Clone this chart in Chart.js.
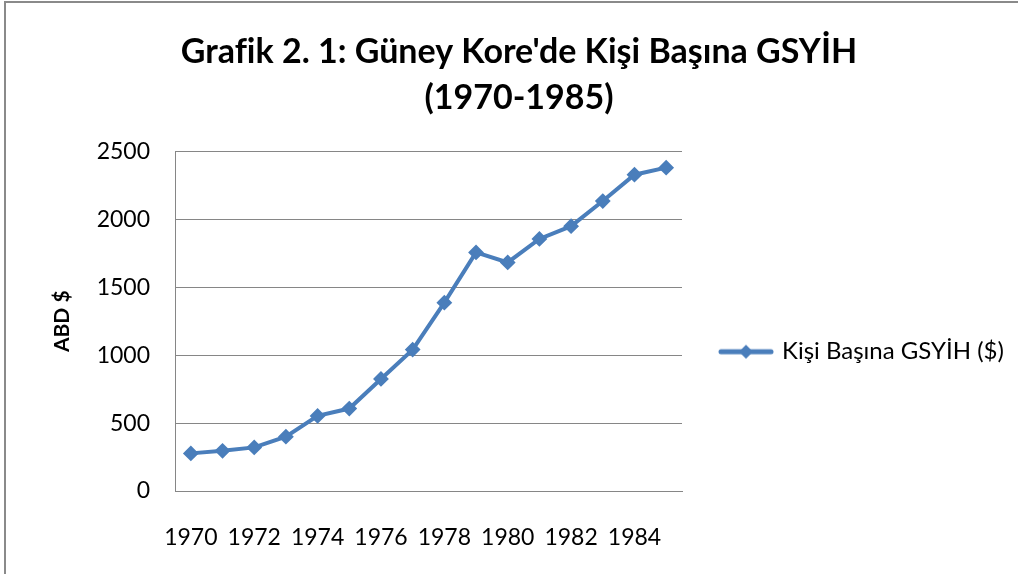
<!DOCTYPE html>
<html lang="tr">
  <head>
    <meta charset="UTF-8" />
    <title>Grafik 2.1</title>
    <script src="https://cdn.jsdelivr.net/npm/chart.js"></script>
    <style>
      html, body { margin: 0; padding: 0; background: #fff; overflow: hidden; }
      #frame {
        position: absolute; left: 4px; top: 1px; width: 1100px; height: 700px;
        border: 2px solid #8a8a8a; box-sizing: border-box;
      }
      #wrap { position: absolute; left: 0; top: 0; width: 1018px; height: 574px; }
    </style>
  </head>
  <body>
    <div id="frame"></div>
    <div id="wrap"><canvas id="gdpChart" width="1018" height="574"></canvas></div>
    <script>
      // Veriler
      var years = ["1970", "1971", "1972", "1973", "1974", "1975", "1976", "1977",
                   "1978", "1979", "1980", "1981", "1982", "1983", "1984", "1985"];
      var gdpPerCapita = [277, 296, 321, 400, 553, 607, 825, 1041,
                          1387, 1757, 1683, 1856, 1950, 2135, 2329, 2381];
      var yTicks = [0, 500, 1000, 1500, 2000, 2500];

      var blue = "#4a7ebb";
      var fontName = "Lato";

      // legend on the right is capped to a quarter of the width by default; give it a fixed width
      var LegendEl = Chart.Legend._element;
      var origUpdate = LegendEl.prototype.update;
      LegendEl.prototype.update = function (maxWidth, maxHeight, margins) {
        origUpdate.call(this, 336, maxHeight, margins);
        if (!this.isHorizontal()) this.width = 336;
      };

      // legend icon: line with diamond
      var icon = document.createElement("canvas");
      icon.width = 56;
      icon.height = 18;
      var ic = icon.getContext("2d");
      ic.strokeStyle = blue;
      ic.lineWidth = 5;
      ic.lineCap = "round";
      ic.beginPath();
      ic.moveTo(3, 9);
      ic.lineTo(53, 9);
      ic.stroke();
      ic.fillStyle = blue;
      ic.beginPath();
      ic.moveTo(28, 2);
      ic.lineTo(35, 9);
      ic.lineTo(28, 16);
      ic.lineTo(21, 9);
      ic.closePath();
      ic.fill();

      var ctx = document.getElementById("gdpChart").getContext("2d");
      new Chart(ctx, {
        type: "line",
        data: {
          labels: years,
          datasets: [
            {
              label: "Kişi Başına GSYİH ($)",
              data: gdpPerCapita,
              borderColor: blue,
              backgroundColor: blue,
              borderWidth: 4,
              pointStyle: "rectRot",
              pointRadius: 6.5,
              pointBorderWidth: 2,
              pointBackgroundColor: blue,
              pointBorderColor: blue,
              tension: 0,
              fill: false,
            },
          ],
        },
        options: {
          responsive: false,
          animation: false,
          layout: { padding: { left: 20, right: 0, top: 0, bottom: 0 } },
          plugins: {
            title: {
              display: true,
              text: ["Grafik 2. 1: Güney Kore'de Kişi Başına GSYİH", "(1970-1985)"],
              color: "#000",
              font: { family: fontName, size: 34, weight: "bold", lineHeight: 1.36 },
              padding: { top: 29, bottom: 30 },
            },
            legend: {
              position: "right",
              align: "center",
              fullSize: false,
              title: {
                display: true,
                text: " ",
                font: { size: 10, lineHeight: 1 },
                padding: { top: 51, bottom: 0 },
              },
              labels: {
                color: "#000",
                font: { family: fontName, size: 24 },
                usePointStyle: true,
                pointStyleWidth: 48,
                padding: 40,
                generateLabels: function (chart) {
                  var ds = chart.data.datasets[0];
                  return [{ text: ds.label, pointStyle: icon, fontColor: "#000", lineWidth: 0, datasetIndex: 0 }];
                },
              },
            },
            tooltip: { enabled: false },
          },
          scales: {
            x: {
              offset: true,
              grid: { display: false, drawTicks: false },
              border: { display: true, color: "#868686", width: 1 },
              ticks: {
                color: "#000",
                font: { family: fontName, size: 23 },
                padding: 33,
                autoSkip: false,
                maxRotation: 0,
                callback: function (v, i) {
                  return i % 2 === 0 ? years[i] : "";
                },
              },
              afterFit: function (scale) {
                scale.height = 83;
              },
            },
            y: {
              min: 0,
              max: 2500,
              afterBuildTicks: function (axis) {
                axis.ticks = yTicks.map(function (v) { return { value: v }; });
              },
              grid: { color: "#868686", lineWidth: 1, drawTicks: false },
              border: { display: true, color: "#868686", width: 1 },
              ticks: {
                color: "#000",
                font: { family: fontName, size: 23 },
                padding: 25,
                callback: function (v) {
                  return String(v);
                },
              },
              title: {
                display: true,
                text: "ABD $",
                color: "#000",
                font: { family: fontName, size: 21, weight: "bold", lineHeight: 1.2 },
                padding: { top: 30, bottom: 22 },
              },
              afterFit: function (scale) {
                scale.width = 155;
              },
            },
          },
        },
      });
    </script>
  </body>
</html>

*****

# [DIRECTIVE]
Pictures are excluded; output everything else in the data verbatim.

# [RESPONSE TO THIS TASK]
Clone this chart in Chart.js.
<!DOCTYPE html>
<html lang="tr">
  <head>
    <meta charset="UTF-8" />
    <title>Grafik 2.1</title>
    <script src="https://cdn.jsdelivr.net/npm/chart.js"></script>
    <style>
      html, body { margin: 0; padding: 0; background: #fff; overflow: hidden; }
      #frame {
        position: absolute; left: 4px; top: 1px; width: 1100px; height: 700px;
        border: 2px solid #8a8a8a; box-sizing: border-box;
      }
      #wrap { position: absolute; left: 0; top: 0; width: 1018px; height: 574px; }
    </style>
  </head>
  <body>
    <div id="frame"></div>
    <div id="wrap"><canvas id="gdpChart" width="1018" height="574"></canvas></div>
    <script>
      // Veriler
      var years = ["1970", "1971", "1972", "1973", "1974", "1975", "1976", "1977",
                   "1978", "1979", "1980", "1981", "1982", "1983", "1984", "1985"];
      var gdpPerCapita = [277, 296, 321, 400, 553, 607, 825, 1041,
                          1387, 1757, 1683, 1856, 1950, 2135, 2329, 2381];
      var yTicks = [0, 500, 1000, 1500, 2000, 2500];

      var blue = "#4a7ebb";
      var fontName = "Lato";

      // legend on the right is capped to a quarter of the width by default; give it a fixed width
      var LegendEl = Chart.Legend._element;
      var origUpdate = LegendEl.prototype.update;
      LegendEl.prototype.update = function (maxWidth, maxHeight, margins) {
        origUpdate.call(this, 336, maxHeight, margins);
        if (!this.isHorizontal()) this.width = 336;
      };

      // legend icon: line with diamond
      var icon = document.createElement("canvas");
      icon.width = 56;
      icon.height = 18;
      var ic = icon.getContext("2d");
      ic.strokeStyle = blue;
      ic.lineWidth = 5;
      ic.lineCap = "round";
      ic.beginPath();
      ic.moveTo(3, 9);
      ic.lineTo(53, 9);
      ic.stroke();
      ic.fillStyle = blue;
      ic.beginPath();
      ic.moveTo(28, 2);
      ic.lineTo(35, 9);
      ic.lineTo(28, 16);
      ic.lineTo(21, 9);
      ic.closePath();
      ic.fill();

      var ctx = document.getElementById("gdpChart").getContext("2d");
      new Chart(ctx, {
        type: "line",
        data: {
          labels: years,
          datasets: [
            {
              label: "Kişi Başına GSYİH ($)",
              data: gdpPerCapita,
              borderColor: blue,
              backgroundColor: blue,
              borderWidth: 4,
              pointStyle: "rectRot",
              pointRadius: 6.5,
              pointBorderWidth: 2,
              pointBackgroundColor: blue,
              pointBorderColor: blue,
              tension: 0,
              fill: false,
            },
          ],
        },
        options: {
          responsive: false,
          animation: false,
          layout: { padding: { left: 20, right: 0, top: 0, bottom: 0 } },
          plugins: {
            title: {
              display: true,
              text: ["Grafik 2. 1: Güney Kore'de Kişi Başına GSYİH", "(1970-1985)"],
              color: "#000",
              font: { family: fontName, size: 34, weight: "bold", lineHeight: 1.36 },
              padding: { top: 29, bottom: 30 },
            },
            legend: {
              position: "right",
              align: "center",
              fullSize: false,
              title: {
                display: true,
                text: " ",
                font: { size: 10, lineHeight: 1 },
                padding: { top: 51, bottom: 0 },
              },
              labels: {
                color: "#000",
                font: { family: fontName, size: 24 },
                usePointStyle: true,
                pointStyleWidth: 48,
                padding: 40,
                generateLabels: function (chart) {
                  var ds = chart.data.datasets[0];
                  return [{ text: ds.label, pointStyle: icon, fontColor: "#000", lineWidth: 0, datasetIndex: 0 }];
                },
              },
            },
            tooltip: { enabled: false },
          },
          scales: {
            x: {
              offset: true,
              grid: { display: false, drawTicks: false },
              border: { display: true, color: "#868686", width: 1 },
              ticks: {
                color: "#000",
                font: { family: fontName, size: 23 },
                padding: 33,
                autoSkip: false,
                maxRotation: 0,
                callback: function (v, i) {
                  return i % 2 === 0 ? years[i] : "";
                },
              },
              afterFit: function (scale) {
                scale.height = 83;
              },
            },
            y: {
              min: 0,
              max: 2500,
              afterBuildTicks: function (axis) {
                axis.ticks = yTicks.map(function (v) { return { value: v }; });
              },
              grid: { color: "#868686", lineWidth: 1, drawTicks: false },
              border: { display: true, color: "#868686", width: 1 },
              ticks: {
                color: "#000",
                font: { family: fontName, size: 23 },
                padding: 25,
                callback: function (v) {
                  return String(v);
                },
              },
              title: {
                display: true,
                text: "ABD $",
                color: "#000",
                font: { family: fontName, size: 21, weight: "bold", lineHeight: 1.2 },
                padding: { top: 30, bottom: 22 },
              },
              afterFit: function (scale) {
                scale.width = 155;
              },
            },
          },
        },
      });
    </script>
  </body>
</html>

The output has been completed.